Paul Lachine

L’Europe a-t-elle des pulsions suicidaires ?

BERLIN – Depuis le début de la crise de la dette grecque en 2010, les principaux acteurs européens auraient  dû comprendre les risques et conséquences qu’elle comportait pour l’Union européenne. Mais ce n’est certainement pas l’impression qu’ils donnent aux spectateurs.

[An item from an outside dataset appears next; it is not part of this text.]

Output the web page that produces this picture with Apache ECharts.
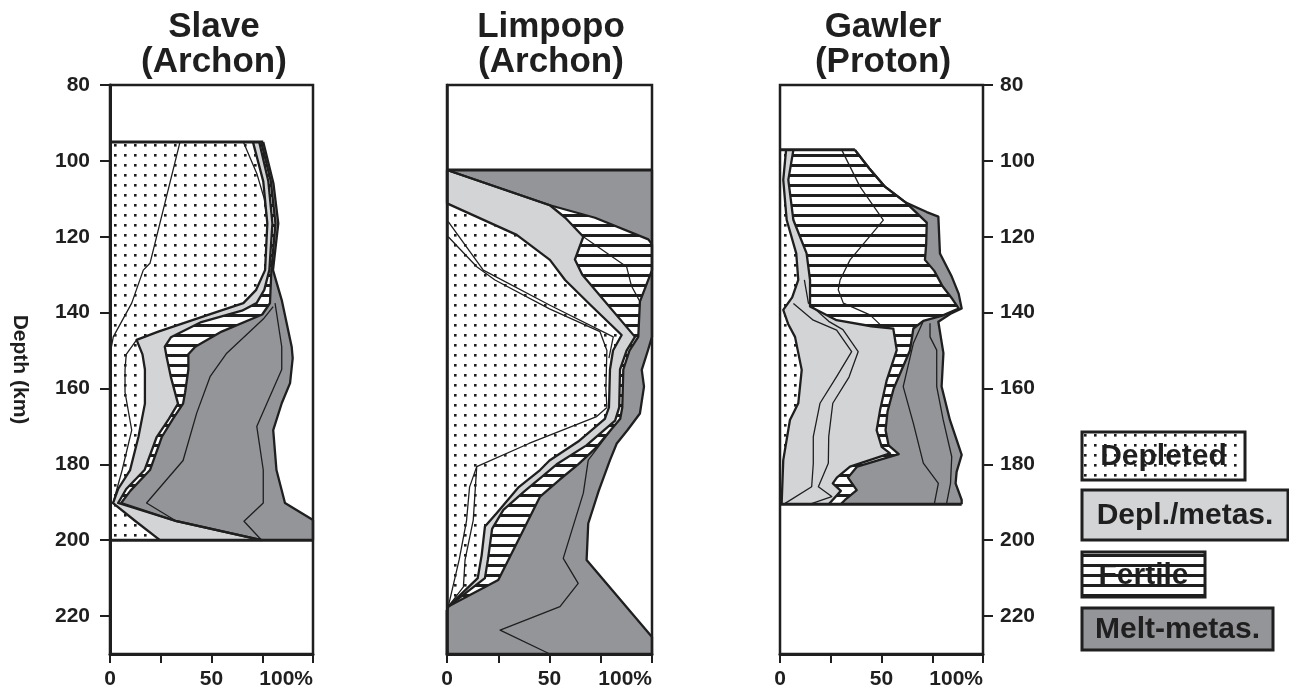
<!DOCTYPE html>
<html><head><meta charset="utf-8">
<script src="https://cdn.jsdelivr.net/npm/echarts@6/dist/echarts.min.js"></script>
<style>html,body{margin:0;padding:0;background:#fff}#c{width:1289px;height:697px}</style>
</head><body><div id="c"></div>
<script>
// ---------------- DATA (x = percent, y = depth km) ----------------
const panelTitles = ['Slave\n(Archon)', 'Limpopo\n(Archon)', 'Gawler\n(Proton)'];
const legendLabels = ['Depleted', 'Depl./metas.', 'Fertile', 'Melt-metas.'];
const xTickValues = [0, 25, 50, 75, 100];
const xLabelValues = [0, 50, 100];
const xLabelTexts = ['0', '50', '100%'];
const yTickValues = [80, 100, 120, 140, 160, 180, 200, 220];

// Slave (Archon)
const slaveLeft = [[0,95],[0,200]];
const slaveDepletedEnd = [[70.4,95],[75.5,105.4],[77.5,116.5],[76.4,128.8],[72,134],[65.7,137.5],[51.6,140],[23.8,145],[13.1,147.2],[16,151],[17.2,155],[17.2,164],[14,172.8],[9.9,181.5],[4,186.5],[1.5,190.2],[12.6,195],[24.6,200]];
const slaveDeplMetasEnd = [[73.5,95],[78,105.4],[80,116.5],[78.5,128.8],[76,134],[72.2,137.5],[65,139.5],[45,142.5],[30,146.5],[27,149],[27.9,151.7],[30,157],[33.5,164],[29,168],[23,172.8],[17,181.5],[8,186.5],[4,190.2],[32.8,195],[74.7,200]];
const slaveFertileEnd = [[74.5,95],[79.2,105.4],[81.5,116.5],[79.5,128.8],[78.8,137.5],[75,140.5],[55,145],[42,149],[38.6,151],[38.6,155],[37,161],[36,164],[31,168],[25.5,172.8],[19.7,181.5],[10,187],[5.5,190.2],[32.8,195],[74.7,200]];
const slaveMeltEnd = [[75.5,95],[80.5,105.9],[82.9,116.5],[80.3,128.8],[84.6,136.7],[89.5,149],[90,152],[88.7,158.6],[84.6,163.9],[80.4,171],[82,181.5],[86.2,190.2],[100,194.7],[100,200]];
const slaveThin1 = [[34.5,95],[19.7,127],[16.4,128.8],[10.7,137.5],[1.6,146.4],[0,151]];
const slaveThin2 = [[13.1,147.2],[8,151],[7.4,155],[7.4,161],[10.7,171],[6,181.5],[1.5,190.2]];
const slaveThin3 = [[65.7,95],[72.3,103.3],[76,110],[77.5,116.5]];
const slaveThin4 = [[80.4,138.4],[75.5,141.7],[57.5,150.7],[49.3,156.9],[42.7,166.5],[36,179],[18,190.2],[32.8,195]];
const slaveThin5 = [[81.3,137.5],[84.6,149],[84.6,155],[77.2,164],[72.3,170],[75.5,181.5],[75.5,190.2],[66,195],[74.7,200]];
const slaveTop = [[0,95],[75.5,95]];
const slaveBottom = [[0,200],[100,200]];

// Limpopo (Archon)
const limpLeft = [[0,102.4],[0,230]];
const limpDepletedEnd = [[0,102.4],[0,111.2],[34,119.5],[50.2,126.1],[57.6,131.4],[70,138],[85.2,145.9],[81,150],[79.5,155],[79,165],[77,168],[64,174],[50,179],[45.4,181.5],[35,186],[24.2,192.9],[18.5,196.4],[16.9,204],[15,210],[0.6,217.5],[0,218.5],[0,230]];
const limpDeplMetasEnd = [[0,102.4],[50.2,111.7],[57.7,115],[66.5,120],[62.4,126],[66,130],[91.7,146.4],[87.6,150],[84.4,155],[84,165],[82,168.5],[68,175],[53.5,180],[48,182.5],[38,187],[27.5,192],[22,197],[20,205],[18.5,210],[0.6,217.5],[0,218.5],[0,230]];
const limpFertileEnd = [[0,102.4],[50.2,111.7],[72.2,115],[98.2,120.7],[100,122],[100,128.8],[94.1,137.1],[93.3,146.4],[89,150],[86,155],[85.5,165],[84.5,168],[72,176],[64,180],[55,184],[45.4,188.5],[35.6,199.1],[25,210.5],[0.6,217.5],[0,218.5],[0,230]];
const limpMeltEnd = [[100,102.4],[100,146.4],[98,150],[95,155.1],[96.1,159.5],[94.1,166.6],[88,171],[82.8,174.5],[79.5,178.9],[74,187],[68.9,195.6],[68.1,205.2],[100,225.5],[100,230]];
const limpThin1 = [[0.6,120],[14.5,127.9],[23.4,131.4],[50,139],[74.6,145],[78,150],[77.5,160],[78,165]];
const limpThin2 = [[0.6,116],[17.7,128.8],[50,138],[81.1,146.4],[79,152]];
const limpThin3 = [[78,165],[73,167.4],[40,174.5],[14.5,180.6],[12.8,194.7],[8.8,205.2],[8,212.3],[0.6,217.5]];
const limpThin4 = [[14.5,180.6],[11,186],[9.5,195],[6,205],[3,212],[0.6,217.5]];
const limpThin5 = [[66.5,120],[87.6,127.9],[90,133],[94.1,137.1]];
const limpThin6 = [[80,171],[68.9,178.9],[66.5,187.6],[56.7,204.8],[64,211.4],[55.1,217.5],[25.9,223.7],[50.2,230]];
const limpTop = [[0,102.4],[100,102.4]];

// Gawler (Proton)
const gawLeft = [[0,97.1],[0,190.5]];
const gawDepletedEnd = [[3,97.1],[1.6,105],[3.3,115.6],[8,124.4],[9,131.4],[6,136],[1.6,139.3],[4,143],[7.4,146.4],[10.7,155.1],[9,163.9],[4.9,168.3],[1.6,178.9],[0.8,190.5]];
const gawDeplMetasEnd = [[6.6,97.1],[4.1,105],[6.6,115.6],[13.1,124.4],[14.8,131.4],[14.8,138.4],[27.9,142],[45,143.6],[55.8,144.2],[57.5,149.9],[52.6,157.8],[49.3,165.7],[47.6,171],[50.1,175.4],[54.2,177.1],[34.5,180.6],[28,183.5],[26,185],[30,187],[24,190.5]];
const gawFertileEnd = [[36.9,97.1],[44,102],[51.7,106.8],[62,111],[72.3,116.3],[72,122],[71.4,126.1],[76,129],[80,133],[85,136.5],[88,138.9],[80,140.8],[70.6,142.2],[65.7,144.2],[64,150],[60,155],[56,160],[53,166],[52,171],[53.5,175],[58.5,177.3],[38,180.6],[33.5,183.5],[37.8,186.8],[32,189.4],[30,190.5]];
const gawMeltEnd = [[36.9,97.1],[44,102],[51.7,106.8],[62,111],[72.3,113.5],[78,114.7],[78.8,124.4],[84.6,130.5],[88,135],[89.5,138.9],[84,140.3],[78,142.4],[80.5,150.7],[79.6,159.5],[83.7,168.3],[89.5,177.5],[87,182],[86.5,185],[89.5,189.4],[89.5,190.5]];
const gawThin1 = [[30.4,97.1],[39.4,106.8],[50.9,115.6],[34.5,126.1],[29.6,131.4],[28.7,134],[31.2,137.5],[44.3,140.6],[50,143.5]];
const gawThin2 = [[6.6,137.6],[16.4,142],[27.9,144.6],[35.3,150.3],[27.9,156.9],[19.7,163.9],[16.4,172.7],[16.4,179.8],[15.6,185.9],[2.5,190.3]];
const gawThin3 = [[12,131.4],[14,137.5],[24,142.3],[31,144.5],[38.5,150.3],[34,157],[26,163.9],[24,172.7],[23.8,179.7],[18.9,185.9],[25.5,188.5],[14.8,190.5]];
const gawThin4 = [[70.6,142.2],[65.7,148.1],[60.7,159.5],[65.7,169.2],[70.6,179.7],[78,185],[76,190.5]];
const gawThin5 = [[73.9,142.8],[73.9,146.4],[77.2,149.9],[77.2,159.5],[80.4,168.3],[84.6,178],[84,185],[82,190.5]];
const gawTop = [[0,97.1],[36.9,97.1]];
const gawBottom = [[0,190.5],[89.5,190.5]];

// ---------------- STYLE ----------------
const FONT = '"Liberation Sans", Arial, Helvetica, sans-serif';
const INK = '#1f1f1f';
const LIGHT = '#d3d4d6';
const DARK = '#949599';

function makeDots() {
  const c = document.createElement('canvas'); c.width = 10; c.height = 10;
  const g = c.getContext('2d'); g.fillStyle = '#fff'; g.fillRect(0,0,10,10);
  g.fillStyle = INK; g.fillRect(4,4,2.6,2.6); return c;
}
function makeHatch() {
  const c = document.createElement('canvas'); c.width = 10; c.height = 10;
  const g = c.getContext('2d'); g.fillStyle = '#fff'; g.fillRect(0,0,10,10);
  g.fillStyle = INK; g.fillRect(0,4,10,3); return c;
}
const DOTS = {image: makeDots(), repeat: 'repeat'};
const HATCH = {image: makeHatch(), repeat: 'repeat'};

function poly(a, b) { return a.concat(b.slice().reverse()); }
function region(gi, pts, fill) {
  return {type:'custom', xAxisIndex:gi, yAxisIndex:gi, data:[[0,0]], silent:true, z:1, animation:false,
    renderItem: (params, api) => ({type:'polygon', shape:{points: pts.map(p => api.coord(p))}, style:{fill: fill}})};
}
function line(gi, pts, w) {
  return {type:'line', xAxisIndex:gi, yAxisIndex:gi, data:pts, symbol:'none', showSymbol:false, silent:true, z:3,
    animation:false, lineStyle:{color:INK, width:w, join:'round'}};
}

const panels = [
  {left: slaveLeft, b: [slaveDepletedEnd, slaveDeplMetasEnd, slaveFertileEnd, slaveMeltEnd],
   thin: [slaveThin1, slaveThin2, slaveThin3, slaveThin4, slaveThin5], caps: [slaveTop, slaveBottom]},
  {left: limpLeft, b: [limpDepletedEnd, limpDeplMetasEnd, limpFertileEnd, limpMeltEnd],
   thin: [limpThin1, limpThin2, limpThin3, limpThin4, limpThin5, limpThin6], caps: [limpTop]},
  {left: gawLeft, b: [gawDepletedEnd, gawDeplMetasEnd, gawFertileEnd, gawMeltEnd],
   thin: [gawThin1, gawThin2, gawThin3, gawThin4, gawThin5], caps: [gawTop, gawBottom]}
];
const fills = [DOTS, LIGHT, HATCH, DARK];

const series = [];
panels.forEach((p, gi) => {
  const bounds = [p.left].concat(p.b);
  for (let k = 0; k < 4; k++) series.push(region(gi, poly(bounds[k], bounds[k+1]), fills[k]));
  p.thin.forEach(t => series.push(line(gi, t, 1.3)));
  p.b.forEach(t => series.push(line(gi, t, 2.3)));
  p.caps.forEach(t => series.push(line(gi, t, 3)));
});

const gridsPos = [{left:110, width:203}, {left:447, width:205}, {left:780, width:203}];
const grid = gridsPos.map(g => ({left:g.left, width:g.width, top:85, height:569, show:true,
  borderColor:INK, borderWidth:2.5, backgroundColor:'transparent', z:10}));

const labelFont = {fontSize:21, fontWeight:'bold', fontFamily:FONT, color:INK};
const xAxis = gridsPos.map((g, gi) => ({type:'value', gridIndex:gi, min:0, max:100, interval:25, z:10,
  axisLine:{show:true, onZero:false, lineStyle:{color:INK, width:3}},
  axisTick:{show:true, length:9, customValues:xTickValues, lineStyle:{color:INK, width:2}},
  axisLabel:Object.assign({show:true, customValues:xLabelValues, margin:15, alignMaxLabel:'right',
    formatter: v => { const i = xLabelValues.indexOf(v); return i < 0 ? '' : xLabelTexts[i]; }}, labelFont),
  splitLine:{show:false}}));

const yBase = {type:'value', min:80, max:230, interval:20, inverse:true, z:10, splitLine:{show:false}};
const yAxis = [
  Object.assign({}, yBase, {gridIndex:0, position:'left', name:'Depth (km)', nameLocation:'middle', nameRotate:-90, nameGap:80,
    nameTextStyle:{fontSize:21, fontWeight:'bold', fontFamily:FONT, color:INK},
    axisLine:{show:true, onZero:false, lineStyle:{color:INK, width:3}},
    axisTick:{show:true, length:10, customValues:yTickValues, lineStyle:{color:INK, width:2}},
    axisLabel:Object.assign({show:true, customValues:yTickValues, margin:20,
      formatter: v => (yTickValues.indexOf(v) < 0 ? '' : String(v))}, labelFont)}),
  Object.assign({}, yBase, {gridIndex:1, position:'left',
    axisLine:{show:true, onZero:false, lineStyle:{color:INK, width:2.5}}, axisTick:{show:false}, axisLabel:{show:false}}),
  Object.assign({}, yBase, {gridIndex:2, position:'right',
    axisLine:{show:true, onZero:false, lineStyle:{color:INK, width:2}},
    axisTick:{show:true, length:10, customValues:yTickValues, lineStyle:{color:INK, width:2}},
    axisLabel:Object.assign({show:true, customValues:yTickValues, margin:17,
      formatter: v => (yTickValues.indexOf(v) < 0 ? '' : String(v))}, labelFont)})
];

const titleCenters = [214, 551, 883];
const title = panelTitles.map((t, i) => ({text:t, left:titleCenters[i], top:10, textAlign:'center', padding:0,
  textStyle:{fontSize:35, fontWeight:'bold', lineHeight:35, fontFamily:FONT, color:INK}}));

const legendGeom = [[1082,432,163,48], [1082,490,206,50], [1082,552,123,45], [1082,608,191,42]];
const graphic = [];
legendGeom.forEach((r, i) => {
  graphic.push({type:'rect', silent:true, z:20, shape:{x:r[0], y:r[1], width:r[2], height:r[3]},
    style:{fill:fills[i], stroke:INK, lineWidth:3}});
  graphic.push({type:'text', silent:true, z:21, x:r[0] + r[2]/2, y:r[1] + r[3]/2 + 1,
    style:{text:legendLabels[i], font:'bold 30px ' + FONT, fill:INK, align:'center', verticalAlign:'middle'}});
});

const chart = echarts.init(document.getElementById('c'), null, {renderer:'canvas'});
chart.setOption({animation:false, backgroundColor:'#fff', title, grid, xAxis, yAxis, series, graphic});
</script></body></html>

Cette crise a toujours eu une dimension plus large que la Grèce même : une insolvabilité chaotique dans ce pays menace potentiellement d’entraîner d’autres économies de la périphérie sud de l’UE, dont des pays de premier plan, dans un abysse budgétaire, aux côtés des principales banques et compagnies d’assurance européennes. Cette évolution plongerait à son tour l’économie mondiale dans une nouvelle crise financière, avec des répercussions égales à celles de l’automne 2008. Elle incarnerait également un échec de la zone euro qui ne manquerait pas d’avoir de graves conséquences pour le marché commun.

Pour la première fois de son histoire, la poursuite même du projet européen est en péril. Malgré ce risque, le comportement de l’UE et de ses principaux États membres a été hésitant et pusillanime en raison d’égocentrismes nationaux et d’un manque flagrant de leadership.